Perhaps this is all just a reflection of a contemporary cultural conservatism that stretches from producers to audiences, most obviously at work in film which so often relies on audience recognition to get people into the cinema these days. Hence the superhero reboots and old TV or film franchises revived. It’s not just happening at Cineworld. In the arthouse sector – setting aside the fact that Nicolas Winding Refn’s execrable The Neon Demon is a lamentably failed attempt to channel the unheimlichness of David Lynch – we can look forward to the prospect of Italian director Luca Guadagnino remaking Italian horror classic Suspiria, starring Tilda Swinton and Dakota Johnson.

It’s at work in films, on TV (watch out for Kevin Bishop as Norman Stanley Fletcher's grandson in a remake of Ronnie Barker's classic sitcom Porridge), in music (in everything from 80s revival festivals to indie acts playing their old albums live), and in literature (another Harry Potter book? Well since you ask.)
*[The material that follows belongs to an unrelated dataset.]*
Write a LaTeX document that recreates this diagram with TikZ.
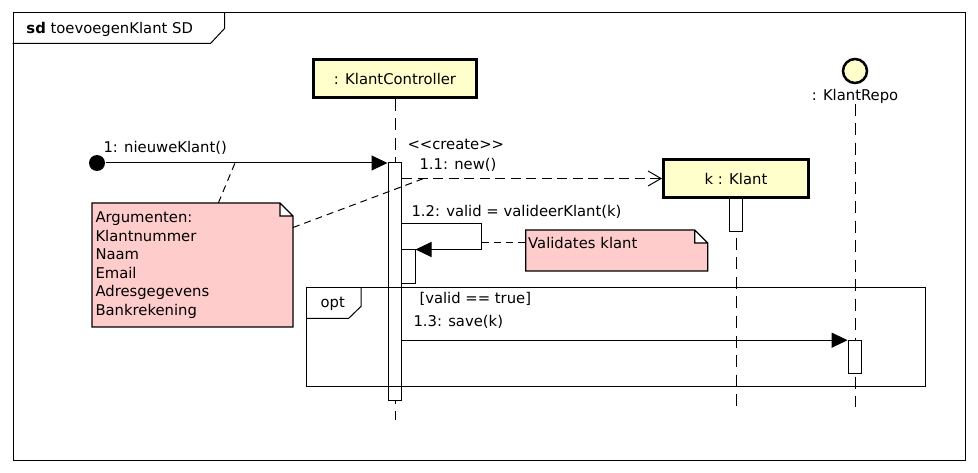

The thought struck me watching the Arena film – an hour of found footage detailing the artistic happenings of 1966 from the Beatles to the nuclear bomb – that 50 years from now it might be difficult to excavate something similar from today’s film and TV coverage of the arts. Because there is so little coverage of the arts on TV these days, and so much of it is backward-looking. One of the thrilling moments in the Savage film was a sequence featuring the wonderful artist Pauline Boty, whose name is not as well-known as it should be mostly because she died tragically young and maybe, too, because she was a woman. Will there be similar footage of, say, Anya Gallaccio or Lynette Yiadom-Boakye to draw on 50 years from now?

So one of the reasons to embrace cultural markers like the Booker Prize longlist, announced earlier this week, is because it’s engaged with what’s happening now. Even if, as ever, it’s a list that includes more historical novels than is surely healthy. And no James Kelman.

In the 1960s the culture was youthful, forward looking, concerned with what was next. There’s a danger in the 21st century that the baby boomers are still in charge and are more concerned with their Grateful Dead box sets than finding the next big thing.

As Edinburgh will no doubt remind us over the next month, the best place to find new voices is on stage. The best things I’ve seen this year – Kathryn Joseph singing in Kirkcaldy and William Letford reciting his poetry in Linlithgow – were thrilling because both carried the shock of the new with them. Even at my advancing age I can get excited about things I’ve not seen nor heard before.

Oh and have you heard Ben Chatwin’s new electronic album Heat & Entropy? It comes recommended by both myself and my daughter.